The Bonomi BS.8 Biancone (Short-toed Snake Eagle) was a single-seat training glider designed and built in Italy in the 1930s. It was developed from the Bonomi BS.7 Allievo Italia primary glider.

==Design and development==

The BS.8 Biancone was a higher performance version of the BS.7 primary trainer. The two designs, both high-wing monoplanes, shared a fuselage boom, empennage and wing bracing struts, but the later type had a nacelle with a conventional open cockpit and a pedestal in place of the B.7's simple boom and open girder, together with a new wing of much higher aspect ratio.

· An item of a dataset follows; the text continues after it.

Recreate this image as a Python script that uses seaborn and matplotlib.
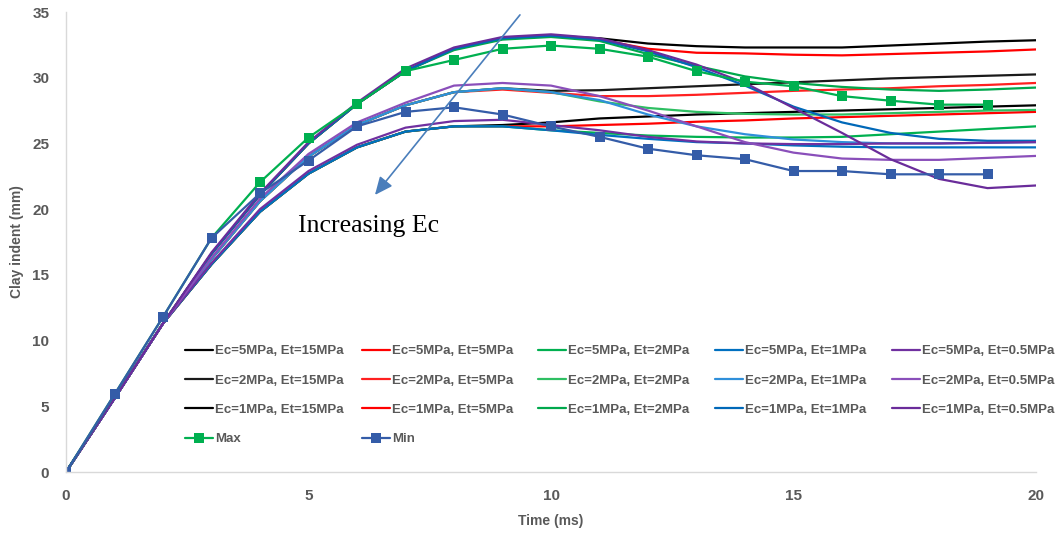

The new wing was a wooden two spar structure, largely fabric-covered, like the old. The forward spar was close to the leading edge; from it forward around the edge the wing was plywood covered, forming a torque-resistant D-box; aft the covering was fabric. The rear spar was just behind mid-chord. The central panel, occupying a little under half the span, was straight-edged and had constant chord. Outboard the wing was straight tapered to rounded tips, ailerons occupying all the trailing edge. The centre section was supported by the fuselage pedestal and braced on each side by steel asymmetric V-form struts. These were fixed to the two spars close to the ends of the centre panels and to the fuselage boom directly below the leading edge. It had both a greater span and a lower area than that of the BS.7, increasing the aspect ratio from 7.5 to 12.4.

Like the BS.7, the BS.8 had a fuselage based on a slender, triangular-cross-section, plywood-covered beam, sloping upwards aft from below the leading edge to place the strut braced triangular tailplane at the same height as the wing, on top of a trapezoidal fin. The fin carried a deep, unbalanced rudder, rectangular except at the bottom where it was cropped to match the keel line of the boom. It worked in a notch between the two otherwise rectangular elevators, also unbalanced. The beam now extended to the nose, with a rubber-sprung landing skid attached below it, starting near the nose and reaching back almost to the wing trailing edge. The BS.8 had a conventional, fabric-covered upper fuselage or nacelle on top of the beam from its nose to well behind the trailing edge. The pilot's position was, as before, under the leading edge, but he was now in a "comfortable" cockpit with an "ovoid" seat.

The BS.8 flew for the first time in about 1933, having been first registered in July 1932. Six were built. For a time, one was fitted with floats so that it sat on water with its hull immersed and could be tow-launched behind a motor-boat.